Razor was a seventies gallery that evolved from a nineteen sixties artists' cooperative named "Spectrum". Jack Lembeck was asked to join and become president by Andrew Stasik, the president of the cooperative at the time and visiting professor at Yale. He was teaching printmaking while Gabor Peterdi was on sabbatical. Jack agreed because the president was not required to pay dues.
The first course of business was to hire Bill Hart as new the director because the current director wanted to resign and recommended Bill. Bill and Jack agreed that the gallery needed a new outlook and mission for the future. They decided the inaugural Razor exhibitions would be the United Graffiti Artists(u.g.a.) followed by Jack Lembeck (member president) and Judy Pfaff (artist guest). Lembeck resigned from the gallery when he could not convince the members to convert from "artist's co-op" to "non-profit organization" status even though he had verbal commitments for financial support. At the same time a significant number of serious professional galleries, both in SoHo and uptown, (including Pierre Matisse) were expressing an interest in exhibiting the recent work. (Be it a good career move or not - and against Ivan Karp's advice to join a prestigious uptown gallery) Jack chose to remain part of the gritty SoHo movement. He began by showing two new paintings at the new Warren Benedict Gallery. All the paintings from the Razor show were sold.

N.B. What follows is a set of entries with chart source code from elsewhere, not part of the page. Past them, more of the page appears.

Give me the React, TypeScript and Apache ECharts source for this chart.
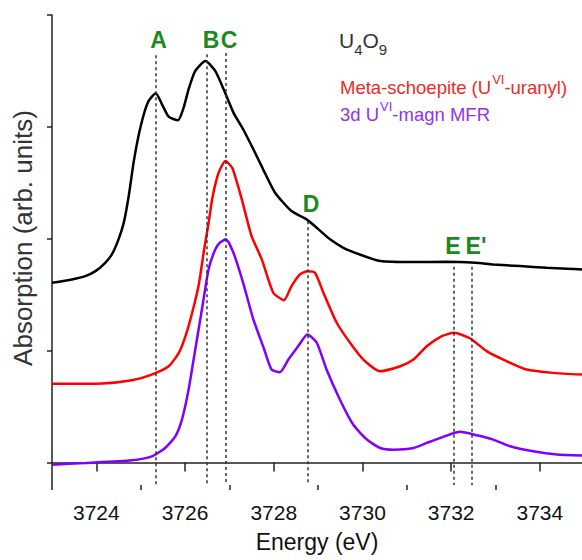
import React, { useEffect, useRef } from "react";
import * as echarts from "echarts";

const FONT = "'Liberation Sans', Arial, Helvetica, sans-serif";

// U4O9 (black)
const blackE = [3723.0, 3723.45, 3723.75, 3723.98, 3724.2, 3724.35, 3724.5, 3724.62, 3724.73, 3724.84, 3724.95, 3725.07, 3725.18, 3725.34, 3725.48, 3725.63, 3725.84, 3725.97, 3726.08, 3726.23, 3726.46, 3726.68, 3726.88, 3727.09, 3727.31, 3727.54, 3727.76, 3728.03, 3728.4, 3728.74, 3728.97, 3729.27, 3729.57, 3729.94, 3730.4, 3731.15, 3731.9, 3732.54, 3732.95, 3733.55, 3734.15, 3734.61, 3734.95];
const blackA = [1.607, 1.637, 1.666, 1.711, 1.786, 1.86, 1.995, 2.147, 2.382, 2.683, 2.919, 3.113, 3.232, 3.301, 3.202, 3.092, 3.059, 3.175, 3.336, 3.5, 3.589, 3.5, 3.327, 3.128, 2.979, 2.8, 2.621, 2.412, 2.248, 2.174, 2.099, 1.995, 1.92, 1.86, 1.801, 1.792, 1.795, 1.786, 1.771, 1.756, 1.742, 1.733, 1.726];

// Meta-schoepite (red)
const redE = [3723.0, 3724.13, 3724.8, 3725.25, 3725.63, 3725.86, 3726.01, 3726.16, 3726.31, 3726.43, 3726.52, 3726.61, 3726.71, 3726.79, 3726.91, 3727.06, 3727.15, 3727.28, 3727.5, 3727.73, 3727.99, 3728.23, 3728.4, 3728.59, 3728.76, 3728.93, 3729.12, 3729.42, 3729.72, 3730.02, 3730.4, 3730.85, 3731.15, 3731.45, 3731.79, 3732.06, 3732.43, 3732.8, 3733.25, 3733.7, 3734.3, 3734.95];
const redA = [0.704, 0.707, 0.736, 0.787, 0.861, 0.981, 1.13, 1.339, 1.592, 1.905, 2.114, 2.352, 2.531, 2.621, 2.695, 2.636, 2.531, 2.352, 2.024, 1.816, 1.518, 1.452, 1.577, 1.682, 1.711, 1.697, 1.518, 1.25, 1.071, 0.921, 0.817, 0.861, 0.921, 1.04, 1.13, 1.16, 1.109, 0.996, 0.906, 0.832, 0.802, 0.787];

// 3d U(VI)-magn MFR (purple)
const purpleE = [3723.0, 3723.75, 3724.8, 3725.25, 3725.55, 3725.78, 3725.93, 3726.08, 3726.23, 3726.38, 3726.53, 3726.68, 3726.79, 3726.92, 3727.09, 3727.31, 3727.54, 3727.76, 3727.95, 3728.14, 3728.33, 3728.55, 3728.76, 3728.97, 3729.19, 3729.49, 3729.79, 3730.1, 3730.4, 3730.7, 3731.15, 3731.45, 3731.82, 3732.2, 3732.58, 3732.95, 3733.33, 3733.85, 3734.38, 3734.95];
const purpleA = [-0.018, -0.003, 0.021, 0.056, 0.131, 0.235, 0.385, 0.653, 1.011, 1.369, 1.726, 1.905, 1.968, 1.995, 1.876, 1.607, 1.279, 1.04, 0.832, 0.808, 0.921, 1.04, 1.145, 1.071, 0.832, 0.564, 0.34, 0.206, 0.131, 0.116, 0.131, 0.176, 0.23, 0.275, 0.244, 0.206, 0.146, 0.101, 0.072, 0.063];

// Feature markers (dotted lines)
const featureNames = ["A", "B", "C", "D", "E", "E'"];
const featureE = [3725.34, 3726.48, 3726.92, 3728.77, 3732.06, 3732.47];
const featureTop = [3.64, 3.65, 3.66, 2.158, 1.75, 1.75];
// Label anchor positions (data coords)
const labelE = [3725.4, 3726.585, 3726.99, 3728.84, 3732.04, 3732.56];
const labelA = [3.775, 3.775, 3.775, 2.308, 1.937, 1.937];

const xMajorTicks = [3724, 3726, 3728, 3730, 3732, 3734];
const xMinorTicks = [3723, 3725, 3727, 3729, 3731, 3733, 3735];
const yTicks = [0, 1, 2, 3, 4];

const zip = (xs: number[], ys: number[]) => xs.map((x, i) => [x, ys[i]]);

export default function App() {
  const ref = useRef<HTMLDivElement>(null);
  useEffect(() => {
    const chart = echarts.init(ref.current!, null, { renderer: "svg" });
    const xMin = 3723;
    const xMax = 3734.95;
    const yMin = -0.2;
    const option: any = {
      animation: false,
      backgroundColor: "#ffffff",
      grid: { left: 52, right: 0, top: 15, bottom: 75, containLabel: false },
      xAxis: [
        {
          type: "value",
          min: xMin,
          max: xMax,
          axisLine: { show: true, lineStyle: { color: "#222", width: 1.5 } },
          axisTick: {
            show: true,
            inside: false,
            length: 9,
            customValues: xMajorTicks,
            lineStyle: { color: "#222", width: 1.5 },
          },
          axisLabel: {
            show: true,
            customValues: xMajorTicks,
            formatter: (v: number) => String(v),
            margin: 17,
            fontSize: 21,
            color: "#111",
            fontFamily: FONT,
          },
          splitLine: { show: false },
          name: "Energy (eV)",
          nameLocation: "middle",
          nameGap: 45,
          nameTextStyle: { fontSize: 23, color: "#111", fontFamily: FONT },
        },
        {
          type: "value",
          min: xMin,
          max: xMax,
          position: "bottom",
          axisLine: { show: false },
          axisTick: {
            show: true,
            inside: false,
            length: 5,
            customValues: xMinorTicks,
            lineStyle: { color: "#222", width: 1.5 },
          },
          axisLabel: { show: false },
          splitLine: { show: false },
        },
      ],
      yAxis: {
        type: "value",
        min: yMin,
        max: 4.0,
        axisLine: { show: true, lineStyle: { color: "#222", width: 1.5 } },
        axisTick: {
          show: true,
          inside: false,
          length: 5,
          customValues: yTicks,
          lineStyle: { color: "#222", width: 1.5 },
        },
        axisLabel: { show: false },
        splitLine: { show: false },
      },
      series: [
        {
          type: "line",
          name: "U4O9",
          data: zip(blackE, blackA),
          showSymbol: false,
          symbol: "none",
          smooth: 0.2,
          lineStyle: { color: "#000000", width: 2.5 },
          z: 3,
          markLine: {
            silent: true,
            symbol: ["none", "none"],
            label: { show: false },
            lineStyle: { color: "#333", width: 1.5, type: [3, 3] },
            data: featureE.map((x, i) => [
              { coord: [x, featureTop[i]] },
              { coord: [x, yMin] },
            ]),
          },
          markPoint: {
            silent: true,
            symbol: "rect",
            symbolSize: 1,
            itemStyle: { color: "rgba(0,0,0,0)" },
            label: {
              show: true,
              position: "inside",
              formatter: "{b}",
              color: "#1b8a1b",
              fontSize: 23,
              fontWeight: "bold",
              fontFamily: FONT,
            },
            data: featureNames.map((n, i) => ({ name: n, coord: [labelE[i], labelA[i]] })),
          },
        },
        {
          type: "line",
          name: "Meta-schoepite",
          data: zip(redE, redA),
          showSymbol: false,
          symbol: "none",
          smooth: 0.2,
          lineStyle: { color: "#ff0000", width: 2.5 },
          z: 2,
        },
        {
          type: "line",
          name: "3d MFR",
          data: zip(purpleE, purpleA),
          showSymbol: false,
          symbol: "none",
          smooth: 0.2,
          lineStyle: { color: "#8000ff", width: 2.5 },
          z: 2,
        },
      ],
      graphic: [
        {
          type: "text",
          x: 23,
          y: 238,
          rotation: Math.PI / 2,
          silent: true,
          style: {
            text: "Absorption (arb. units)",
            fontSize: 26,
            fontFamily: FONT,
            fill: "#333",
            align: "center",
            verticalAlign: "middle",
          },
        },
        {
          type: "text",
          x: 339,
          y: 30,
          silent: true,
          style: {
            text: "{m|U}{s|4}{m|O}{s|9}",
            align: "left",
            verticalAlign: "top",
            fill: "#333",
            rich: {
              m: { fontSize: 21, lineHeight: 21, verticalAlign: "top", fill: "#333", fontFamily: FONT },
              s: { fontSize: 15, lineHeight: 15, verticalAlign: "top", padding: [12, 0, 0, 0], fill: "#333", fontFamily: FONT },
            },
          },
        },
        {
          type: "text",
          x: 340,
          y: 73,
          silent: true,
          style: {
            text: "{m|Meta-schoepite (U}{sup|VI}{m|-uranyl)}",
            align: "left",
            verticalAlign: "top",
            fill: "#ee2a2a",
            rich: {
              m: { fontSize: 18.5, lineHeight: 19, verticalAlign: "top", padding: [5, 0, 0, 0], fill: "#ee2a2a", fontFamily: FONT },
              sup: { fontSize: 13, lineHeight: 13, verticalAlign: "top", padding: [0, 0, 0, 1], fill: "#ee2a2a", fontFamily: FONT },
            },
          },
        },
        {
          type: "text",
          x: 340,
          y: 100,
          silent: true,
          style: {
            text: "{m|3d U}{sup|VI}{m|-magn MFR}",
            align: "left",
            verticalAlign: "top",
            fill: "#9333ee",
            rich: {
              m: { fontSize: 18.5, lineHeight: 19, verticalAlign: "top", padding: [5, 0, 0, 0], fill: "#9333ee", fontFamily: FONT },
              sup: { fontSize: 13, lineHeight: 13, verticalAlign: "top", padding: [0, 0, 0, 1], fill: "#9333ee", fontFamily: FONT },
            },
          },
        },
      ],
    };
    chart.setOption(option);
    return () => chart.dispose();
  }, []);
  return (
    <div
      ref={ref}
      style={{ position: "fixed", left: 0, top: 0, width: 582, height: 560, background: "#ffffff" }}
    />
  );
}
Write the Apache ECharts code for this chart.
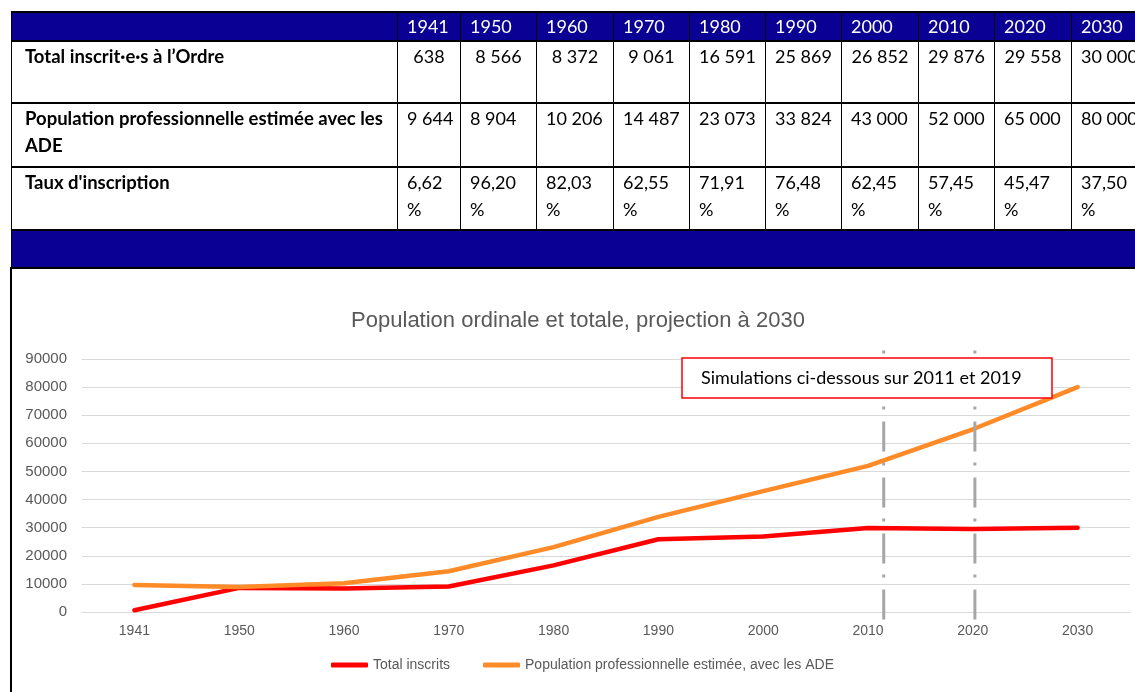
<!DOCTYPE html>
<html><head><meta charset="utf-8">
<script src="https://cdn.jsdelivr.net/npm/echarts/dist/echarts.min.js"></script>
<style>
html,body{margin:0;padding:0;width:1135px;height:692px;overflow:hidden;background:#fff;}
#chart{position:absolute;left:0;top:0;width:1135px;height:692px;}
#tbl{position:absolute;left:11px;top:11px;width:1136px;border-collapse:collapse;table-layout:fixed;font-family:Lato,'Open Sans',sans-serif;font-size:18px;color:#000;}
#tbl td{padding:0;vertical-align:top;border:1px solid #000;overflow:hidden;box-sizing:border-box;white-space:nowrap;}
#tbl tr.hd td{background:#0b0094;color:#fff;height:28px;line-height:27px;padding-left:9px;border-bottom:2px solid #000;border-top:2px solid #000;}
#tbl tr.r td{border-bottom:2px solid #000;line-height:27px;padding-top:1px;padding-left:9px;}
#tbl tr.r td.lab{font-weight:bold;font-size:18.5px;padding-left:13px;padding-right:4px;white-space:normal;}
#tbl tr.r1 td.num{text-align:center;padding-left:0;}
#tbl tr.band td{background:#0b0094;height:38px;border-bottom:2px solid #000;}
#frame{position:absolute;left:10px;top:267px;width:2px;height:425px;background:#000;}
</style></head>
<body>
<div id="chart"></div>
<table id="tbl"></table>
<div id="frame"></div>
<script>
const years = ['1941','1950','1960','1970','1980','1990','2000','2010','2020','2030'];
const totalInscrits = [638, 8566, 8372, 9061, 16591, 25869, 26852, 29876, 29558, 30000];
const populationADE = [9644, 8904, 10206, 14487, 23073, 33824, 43000, 52000, 65000, 80000];
const tauxInscription = [6.62, 96.20, 82.03, 62.55, 71.91, 76.48, 62.45, 57.45, 45.47, 37.50];
const rowLabels = ['Total inscrit·e·s à l’Ordre', 'Population professionnelle estimée avec les ADE', "Taux d'inscription"];
const seriesNames = ['Total inscrits', 'Population professionnelle estimée, avec les ADE'];
const chartTitle = 'Population ordinale et totale, projection à 2030';
const noteText = 'Simulations ci-dessous sur 2011 et 2019';
const simLinePositions = [7.15, 8.02]; // category-index positions of the two simulation markers
const simLineRange = [-2700, 93000];

// ---------- table ----------
const colW = [386, 63, 76, 77, 76, 76, 76, 77, 76, 77, 76];
const fmtInt = v => String(v).replace(/\B(?=(\d{3})+(?!\d))/g, ' ');
const fmtPct = v => v.toFixed(2).replace('.', ',') + '<br>%';
let html = '<colgroup>' + colW.map(w => `<col style="width:${w}px">`).join('') + '</colgroup>';
html += '<tr class="hd"><td></td>' + years.map(y => `<td>${y}</td>`).join('') + '</tr>';
html += `<tr class="r r1" style="height:62px"><td class="lab">${rowLabels[0]}</td>` + totalInscrits.map(v => `<td class="num">${fmtInt(v)}</td>`).join('') + '</tr>';
html += `<tr class="r r2" style="height:64px"><td class="lab">${rowLabels[1]}</td>` + populationADE.map(v => `<td class="num">${fmtInt(v)}</td>`).join('') + '</tr>';
html += `<tr class="r r3" style="height:63px"><td class="lab">${rowLabels[2]}</td>` + tauxInscription.map(v => `<td class="num">${fmtPct(v)}</td>`).join('') + '</tr>';
html += `<tr class="band"><td colspan="${years.length + 1}"></td></tr>`;
document.getElementById('tbl').innerHTML = html;

// ---------- chart ----------
const chart = echarts.init(document.getElementById('chart'));
const txtFont = 'Liberation Sans';
const simSeries = simLinePositions.map(p => ({
  type: 'line', xAxisIndex: 1, data: [[p, simLineRange[0]], [p, simLineRange[1]]],
  symbol: 'none', clip: false, silent: true, z: 4,
  lineStyle: { color: '#a6a6a6', width: 3, type: [30, 12, 3, 11], cap: 'butt' }
}));
chart.setOption({
  animation: false,
  title: {
    text: chartTitle, left: 578, top: 310, textAlign: 'center', padding: 0,
    textStyle: { fontFamily: txtFont, fontSize: 22, fontWeight: 'normal', color: '#595959' }
  },
  grid: { left: 82, right: 5, top: 359, height: 253 },
  legend: {
    data: seriesNames, left: 331, top: 658, padding: 0, itemWidth: 37, itemHeight: 5, itemGap: 33, icon: 'roundRect',
    textStyle: { color: '#595959', fontSize: 14, fontFamily: txtFont }
  },
  xAxis: [
    { type: 'category', data: years, boundaryGap: true,
      axisLine: { lineStyle: { color: '#d9d9d9' } }, axisTick: { show: false },
      axisLabel: { color: '#595959', fontSize: 14, margin: 12, fontFamily: txtFont } },
    { type: 'value', min: -0.5, max: 9.5, show: false }
  ],
  yAxis: {
    type: 'value', min: 0, max: 90000, interval: 10000,
    axisLine: { show: false }, axisTick: { show: false },
    axisLabel: { color: '#595959', fontSize: 15, margin: 15, fontFamily: txtFont, formatter: v => String(v) },
    splitLine: { lineStyle: { color: '#d9d9d9', width: 1 } }
  },
  series: [
    { name: seriesNames[0], type: 'line', data: totalInscrits, symbol: 'none', color: '#ff0000',
      lineStyle: { width: 4.5, color: '#ff0000', cap: 'round', join: 'round' }, z: 2 },
    { name: seriesNames[1], type: 'line', data: populationADE, symbol: 'none', color: '#ff8a28',
      lineStyle: { width: 4.5, color: '#ff8a28', cap: 'round', join: 'round' }, z: 3 },
    ...simSeries
  ],
  graphic: [
    { type: 'rect', z: 100, shape: { x: 682, y: 358, width: 370, height: 40 },
      style: { fill: '#fff', stroke: '#ff0000', lineWidth: 1.5 } },
    { type: 'text', z: 101, left: 701, top: 369,
      style: { text: noteText, fill: '#000', font: '18px Lato' } }
  ]
});
</script>
</body></html>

Perhaps Flora Miller Biddle said it best in her book about the Whitney Museum;
“… Since Neolithic times, art has been a necessity for human beings, and artists have been the heart and soul of culture and society.
No one, not even the artists who make it, can control art.
These men and women are in touch with an ultimate mystery, with the essence of life’s meaning, and they bring it to us as a gift."